Though we have taken exception to the manner in which M. de Loménie has mingled together extract and narrative, and think he might have composed a better book in rewriting and recasting his materials, yet we find no fault with the spirit in which this task has been executed. The author has been throughout perfectly fair and thoroughly candid and impartial in his estimate of Caron de Beaumarchais. Though the Messieurs Delarue furnished him with papers and documents, he has not in consequence deemed it necessary to pronounce a panegyric on their kinsman. On the other hand, he has not unfairly depreciated or run him down, but has held the scales evenly between the subject of his book, and his readers, the public. Without concealing or palliating the weak points of Beaumarchais, he has shown us that he was often more sinned against than sinning; that he possessed an excellent and feeling heart, a kindly nature, and an obliging and generous disposition.

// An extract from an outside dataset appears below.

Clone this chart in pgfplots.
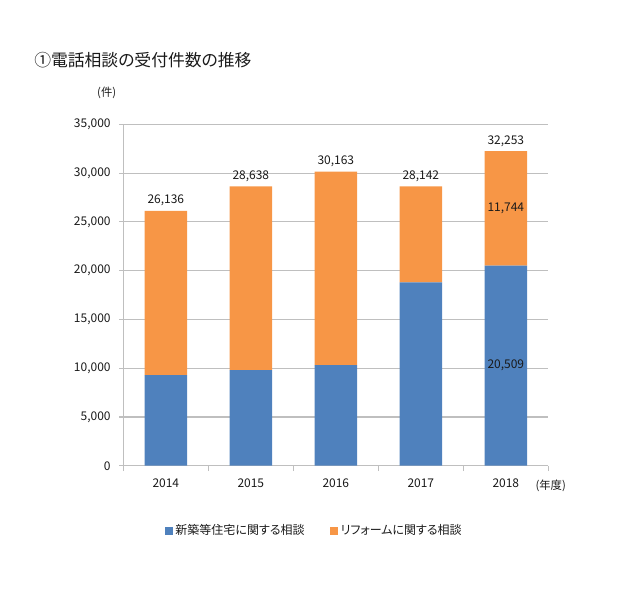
\documentclass[border=0pt]{standalone}
\usepackage{fontspec}
\setmainfont[RawFeature=+palt]{Noto Sans CJK JP}
\usepackage{pgfplots}
\usepackage{pgfplotstable}
\pgfplotsset{compat=1.18}
\definecolor{sblue}{HTML}{4F81BD}
\definecolor{sorange}{HTML}{F79646}
\definecolor{gridgray}{HTML}{BFBFBF}
\definecolor{txt}{HTML}{1A1A1A}
\pgfplotstableread{
x blue orange
0 9300 16836
1 9811 18827
2 10324 19839
3 18800 9838
4 20509 11744
}\datatab
\tikzset{lab/.style={font=\fontsize{9}{11}\selectfont, text=txt}}
\begin{document}
\begin{tikzpicture}
\path[use as bounding box] (0,0) rectangle (480pt,450pt);
\node[anchor=west,inner sep=0pt,text=txt,font=\fontsize{12.6}{14}\selectfont] at (25.5pt,405pt) {①電話相談の受付件数の推移};
\node[text=txt,font=\fontsize{8.5}{10}\selectfont] at (80pt,380pt) {(件)};
\node[text=txt,font=\fontsize{8.5}{10}\selectfont] at (413pt,86pt) {(年度)};
\begin{axis}[
  at={(92.5pt,100.7pt)}, anchor=south west,
  scale only axis, width=318.75pt, height=256pt,
  ybar stacked, bar width=0.5,
  xmin=-0.5, xmax=4.5, ymin=0, ymax=35000,
  xtick={0,1,2,3,4}, xticklabels={2014,2015,2016,2017,2018},
  minor xtick={-0.5,0.5,1.5,2.5,3.5,4.5},
  ytick={0,5000,...,35000},
  ymajorgrids, grid style={gridgray, line width=0.8pt},
  axis x line*=bottom, axis y line*=left,
  axis line style={gridgray, line width=0.8pt, -},
  tick align=outside, major tick length=3pt, minor tick length=4pt,
  tick style={gridgray, line width=0.8pt},
  major x tick style={draw=none},
  scaled y ticks=false,
  /pgf/number format/fixed,
  /pgf/number format/1000 sep={,},
  /pgf/number format/assume math mode=true,
  ticklabel style={font=\fontsize{9}{11}\selectfont, text=txt},
  yticklabel style={xshift=-3pt},
  xticklabel style={yshift=-3.5pt},
  legend style={at={(0.45,-0.19)}, anchor=center, draw=none, fill=none,
    legend columns=2, font=\fontsize{9}{11}\selectfont, text=txt,
    /tikz/every even column/.append style={column sep=17pt}},
  legend image code/.code={\fill[#1] (0pt,-3pt) rectangle (6pt,3pt);},
]
\addplot[fill=sblue, draw=none] table[x=x,y=blue] {\datatab};
\addlegendentry{新築等住宅に関する相談}
\addplot[fill=sorange, draw=none] table[x=x,y=orange] {\datatab};
\addlegendentry{リフォームに関する相談}
\node[lab,above] at (axis cs:0,26136) {26,136};
\node[lab,above] at (axis cs:1,28638) {28,638};
\node[lab,above] at (axis cs:2,30163) {30,163};
\node[lab,above] at (axis cs:3,28638) {28,142};
\node[lab,above] at (axis cs:4,32253) {32,253};
\coordinate (o18) at (axis cs:4,26381);
\coordinate (b18) at (axis cs:4,10254);
\end{axis}
\node[lab] at (o18) {11,744};
\node[lab] at (b18) {20,509};
\end{tikzpicture}
\end{document}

The manner in which M. de Loménie states that he became possessed of the MS., on which he has drawn so largely, is especially interesting:

'Conducted,' he says, "by a grandson of Beaumarchais, I entered a house in the street of the Pas de Mule. We ascended an attic, into which no mortal had penetrated for years. Opening, not without difficulty, the door of this nook, we raised a cloud of dust, quite suffocating. I ran to the window to inhale a mouthful of air, but the window, like the door, had become difficult to open, and resisted all my efforts. The wood, swollen by the damp and partially rotten, seemed to give way in my hand, when I resorted to the wiser plan of breaking two of the panes. We were now enabled to breathe. little hole of a room was filled with cases and boxes crammed with papers. There was there before me in that uninhabited and silent cell, covered with a thick dust, all that remained of one of the most strange, lively, bustling, and agitated existences of the last century. I had before me all the papers left fifty-four years ago by the author of the Marriage of Figaro.